En dépit de tous ces titres, la mémoire de Coriolis n'a pas reçu, à beaucoup près, les hommages auxquels elle avait droit, et il est permis de dire que la postérité a respecté, avec un soin trop scrupuleux, la modestie dont ce savant aimait à s'envelopper. Parce qu il n'était pas inspecteur général, les Annales des Ponts et Chaussées n'ont point fait les honneurs d'une notice au maître qui avait tant honoré le Corps. Par une singulière fatalité, l'éloge qu'Elie de Beaumont avait fait de lui devant l'Académie des Sciences n'a jamais été publié, et ceux qui souhaitent connaître quelques détails sur sa vie ont besoin d'aller chercher, dans les publications de l'Académie Stanislas de Nancy, une biographie que lui a consacrée M. A. Renard en guise de discours de réception. Il n'est pas bien sûr que le théorème de Coriolis continue à être partout enseigné sous son nom. Personne, peut-être, sinon les érudits en Mécanique, ne se rappelle plus que l'emploi du mot travail, aujourd'hui d'un usage presque aussi courant que celui de force, est dû à Coriolis, qui l'a proposé, avec sa signification précise, en 1829 (Préface du Calcul de l'effet des machines. Voir aussi Poisson, Traité de Mécanique, t. II, p. 751 [1833]). Même les Polytechniciens auraient peut-être oublié l'ancien directeur des études, si sa sollicitude pour les élèves ne lui avait inspiré l'idée d'une fondation aussi utile que modeste : on devine que nous parlons de la fontaine, installée par ses soins dans chaque salle d'étude, et que tant de générations d'élèves ont appris à connaître sous le nom de Corio.
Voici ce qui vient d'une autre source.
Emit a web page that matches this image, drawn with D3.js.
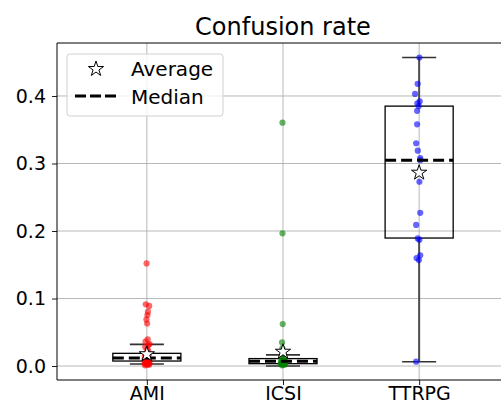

Au moment où la célébration du Centenaire fournit l'occasion de raviver toutes nos gloires, ce n'est que justice de remettre en pleine lumière la figure sympathique de cet homme, éminent par le savoir comme par le caractère, et sur qui la louange peut s'exercer sans aucune réserve, avec la certitude que la vérité n'y trouvera rien à objecter.